The small auditorium was packed.  The right hand aisle would have been hard to negotiate; it was too full of standees.  A red-haired man leaning against that wall started some kind of a chant, which some in the crowd took up.  There were people standing all across the back and twenty or so hovering in the doorway and out into the hallway, trying to hear every word.  Many of them had spent months speaking and meeting with those elected officials and giving them printouts of well documented data gleaned from every possible source, all to help the deciders make an informed decision.  Now they were to take a vote.  It was March 15th, 2006 in Richlandtown. 

 

The County Commissioners were about to choose a type of voting machine which other districts across our country had chosen, only to be surprised later by ongoing costs, most of which tied their governments to their machine's vendor for the foreseeable future.  Our deciders had previously been given data about locations where this had happened and should have contacted them to check on it.  

 

Mr.
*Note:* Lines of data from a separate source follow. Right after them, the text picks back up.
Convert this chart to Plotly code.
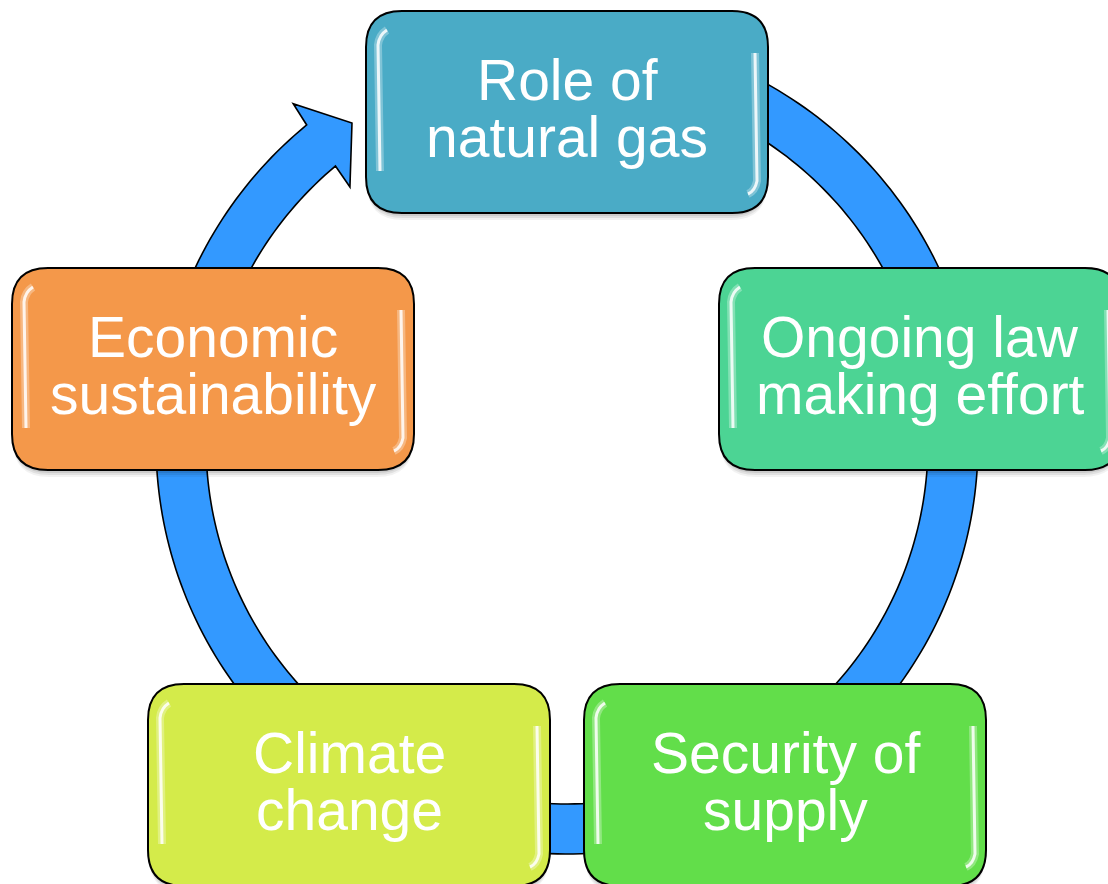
import numpy as np
import plotly.graph_objects as go

# ---------------- data ----------------
categories = ["Role of natural gas", "Ongoing law making effort", "Security of supply",
              "Climate change", "Economic sustainability"]
line1 = ["Role of", "Ongoing law", "Security of", "Climate", "Economic"]
line2 = ["natural gas", "making effort", "supply", "change", "sustainability"]
box_colors = ["#4AABC6", "#4CD494", "#62DE4A", "#D4EB4A", "#F4984A"]

# ---------------- layout geometry ----------------
W, H = 1108, 884
box_left = [366, 719, 584, 148, 12]
box_top = [11, 268, 684, 684, 268]
BOX_W, BOX_H, CORNER = 402, 202, 36

RING_CX, RING_CY = 567, 443
R_OUT, R_IN = 411, 361
ARC_START, ARC_END = -100.0, 230.7           # degrees, screen coords (y down)
HEAD = [(436, 231.1), (385.5, 236.1), (335.6, 229.7), (361, 230.1)]  # (radius, angle)
RING_COLOR = "#3399FF"


def polar(r, deg):
    t = np.radians(deg)
    return RING_CX + r * np.cos(t), RING_CY + r * np.sin(t)


def ring_path():
    th_out = np.linspace(ARC_START, ARC_END, 300)
    xo, yo = polar(R_OUT, th_out)
    pts = list(zip(xo, yo))
    for r, a in HEAD:
        pts.append(polar(r, a))
    th_in = np.linspace(HEAD[-1][1], ARC_START, 300)
    xi, yi = polar(R_IN, th_in)
    pts += list(zip(xi, yi))
    s = "M %.2f,%.2f " % pts[0] + " ".join("L %.2f,%.2f" % p for p in pts[1:]) + " Z"
    return s


def rrect(x0, y0, x1, y1, r):
    return (f"M {x0+r},{y0} L {x1-r},{y0} Q {x1},{y0} {x1},{y0+r} "
            f"L {x1},{y1-r} Q {x1},{y1} {x1-r},{y1} L {x0+r},{y1} "
            f"Q {x0},{y1} {x0},{y1-r} L {x0},{y0+r} Q {x0},{y0} {x0+r},{y0} Z")


shapes = []
annotations = []

# ring with arrowhead
shapes.append(dict(type="path", path=ring_path(), xref="x", yref="y",
                   fillcolor=RING_COLOR, line=dict(color="black", width=1.6), layer="above"))

for i, cat in enumerate(categories):
    x0, y0 = box_left[i], box_top[i]
    x1, y1 = x0 + BOX_W, y0 + BOX_H
    # soft shadow
    for k, op in [(7, 0.05), (5, 0.07), (3, 0.09)]:
        shapes.append(dict(type="path", path=rrect(x0 + 1, y0 + k, x1 - 1, y1 + k, CORNER),
                           fillcolor=f"rgba(0,0,0,{op})", line=dict(width=0), layer="above"))
    # box
    shapes.append(dict(type="path", path=rrect(x0, y0, x1, y1, CORNER),
                       fillcolor=box_colors[i], line=dict(color="black", width=2), layer="above"))
    # glossy highlights
    left_hl = f"M {x0+21},{y0+19} Q {x0+13},{y0+24} {x0+12},{y0+34} L {x0+14},{y1-42}"
    right_hl = f"M {x1-13},{y0+42} L {x1-11},{y1-32} Q {x1-13},{y1-22} {x1-20},{y1-19}"
    for p in (left_hl, right_hl):
        shapes.append(dict(type="path", path=p, line=dict(color="rgba(255,255,255,0.3)", width=8),
                           layer="above"))
        shapes.append(dict(type="path", path=p, line=dict(color="rgba(255,255,255,0.85)", width=3),
                           layer="above"))
    cx, cy = (x0 + x1) / 2, (y0 + y1) / 2
    for txt, dy in ((line1[i], -32), (line2[i], 25)):
        annotations.append(dict(x=cx, y=cy + dy, xref="x", yref="y", text=txt, showarrow=False,
                                xanchor="center", yanchor="middle",
                                font=dict(family="Liberation Sans, Arial, sans-serif",
                                          size=57, color="white")))

fig = go.Figure()
fig.update_layout(
    width=W, height=H, margin=dict(l=0, r=0, t=0, b=0),
    paper_bgcolor="white", plot_bgcolor="white",
    xaxis=dict(range=[0, W], visible=False, fixedrange=True),
    yaxis=dict(range=[H, 0], visible=False, fixedrange=True),
    shapes=shapes, annotations=annotations, showlegend=False,
)
fig.write_html("out.html", config={"displayModeBar": False},
               post_script="document.body.style.margin='0';document.body.style.overflow='hidden';")
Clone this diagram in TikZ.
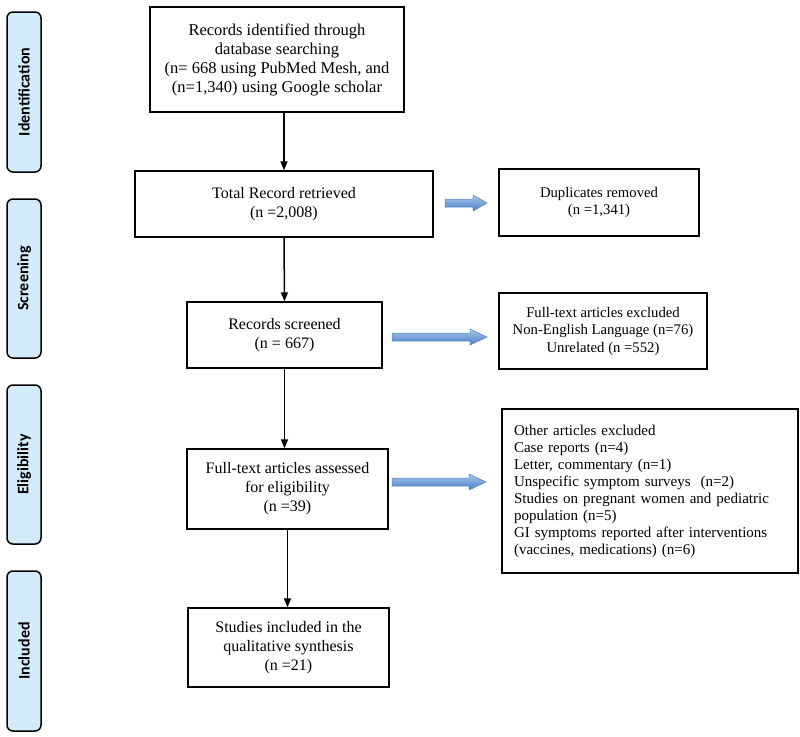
\documentclass[tikz,border=0pt]{standalone}
\usepackage{fontspec}
\setmainfont{Liberation Serif}
\newfontfamily\labfont{Carlito}
\usetikzlibrary{arrows.meta}
\definecolor{labfill}{HTML}{D4EBFA}
\definecolor{arrtop}{HTML}{A9C8EE}
\definecolor{arrmid}{HTML}{6A9BDC}
\definecolor{arrbot}{HTML}{4A7CC2}
\definecolor{arredge}{HTML}{4F81BD}
\newcommand\blarrow[4]{%
  \path[draw=arredge, line width=0.5pt, top color=arrtop, middle color=arrmid, bottom color=arrbot]
    ({#1},{#3-4}) -- ({#2-#4},{#3-4}) -- ({#2-#4},{#3-8}) -- ({#2},{#3}) --
    ({#2-#4},{#3+8}) -- ({#2-#4},{#3+4}) -- ({#1},{#3+4}) -- cycle;}
\begin{document}
\begin{tikzpicture}[x=1pt,y=-1pt,
  box/.style={draw, line width=1.4pt, inner sep=0pt, align=center, font=\fontsize{16}{19}\selectfont},
  sidebox/.style={draw, line width=1.4pt, inner sep=0pt, align=center, font=\fontsize{14.7}{17.5}\selectfont},
  phase/.style={draw, line width=1.5pt, fill=labfill, rounded corners=6pt, minimum height=34pt, inner sep=0pt, font=\labfont\bfseries\fontsize{16}{19}\selectfont, rotate=90},
  flow/.style={-{Triangle[length=9pt,width=7pt]}, line width=1.5pt}]
\useasboundingbox (0,0) rectangle (800,736);
\fill[white] (0,0) rectangle (800,736);

% phase labels
\node[phase, minimum width=160pt] (pid) at (24,92) {Identification};
\node[phase, minimum width=159pt] (psc) at (24,278.5) {Screening};
\node[phase, minimum width=159pt] (pel) at (24,464.5) {Eligibility};
\node[phase, minimum width=160pt] (pin) at (24,651) {Included};

% main column
\node[box, minimum width=254pt, minimum height=105pt, font=\fontsize{16.5}{19}\selectfont] (b1) at (277,59.5)
  {Records identified through\\database searching\\(n= 668 using PubMed Mesh, and\\(n=1,340) using Google scholar};
\node[box, minimum width=298pt, minimum height=66pt] (b2) at (284,204)
  {Total Record retrieved\\(n =2,008)};
\node[box, minimum width=195pt, minimum height=66pt] (b3) at (284.5,335)
  {Records screened\\(n = 667)};
\node[box, minimum width=201pt, minimum height=80pt] (b4) at (287.5,489)
  {Full-text articles assessed\\for eligibility\\(n =39)};
\node[box, minimum width=201pt, minimum height=79pt] (b5) at (288.5,647.5)
  {Studies included in the\\qualitative synthesis\\(n =21)};

% side boxes
\node[sidebox, minimum width=200pt, minimum height=67pt] (s1) at (599,202.5)
  {Duplicates removed\\(n =1,341)};
\node[sidebox, minimum width=208pt, minimum height=76pt] (s2) at (603,331)
  {Full-text articles excluded\\Non-English Language (n=76)\\Unrelated (n =552)};
\node[draw, line width=1.4pt, inner xsep=12pt, inner ysep=0pt, align=left, text width=272pt,
  minimum width=296pt, minimum height=164pt, font=\fontsize{15}{17}\selectfont] (s3) at (650,491)
  {Other articles excluded\\
   Case reports (n=4)\\
   Letter, commentary (n=1)\\
   Unspecific symptom surveys~ (n=2)\\
   Studies on pregnant women and pediatric\\
   population (n=5)\\
   GI symptoms reported after interventions\\
   (vaccines, medications) (n=6)};

% flow arrows
\draw[flow] (b1.south -| b2.north) -- (b2.north);
\draw[flow] (b2.south) -- (b3.north);
\draw[flow] (b3.south) -- (b3.south |- b4.north);
\draw[flow] (b4.south) -- (b4.south |- b5.north);

% blue block arrows
\blarrow{445}{487}{203}{14}
\blarrow{392}{487}{337}{17}
\blarrow{392}{486}{482}{17}
\end{tikzpicture}
\end{document}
Cawley was about to close the comments from the public when a woman rushed up the only open aisle to ask one more question.  He was ready to deny her request when she called out, "Please!", so he let her speak.  Her only question was about future costs associated with the new voting system.  Commissioner Cawley referred her to Mr. David Sanko, the county's COO, who replied that there would be none, since the county would be taking on those responsibilities "in house".  This is not hearsay; I was that woman.

 

Now we are told that there will be a $98,000 annual fee.  The initial agreement must have expired.  Had the Commissioners contacted any of those governments that they had been told were already having these problems?  If so, which one(s) and what did they learn from them?  That information should now be made public.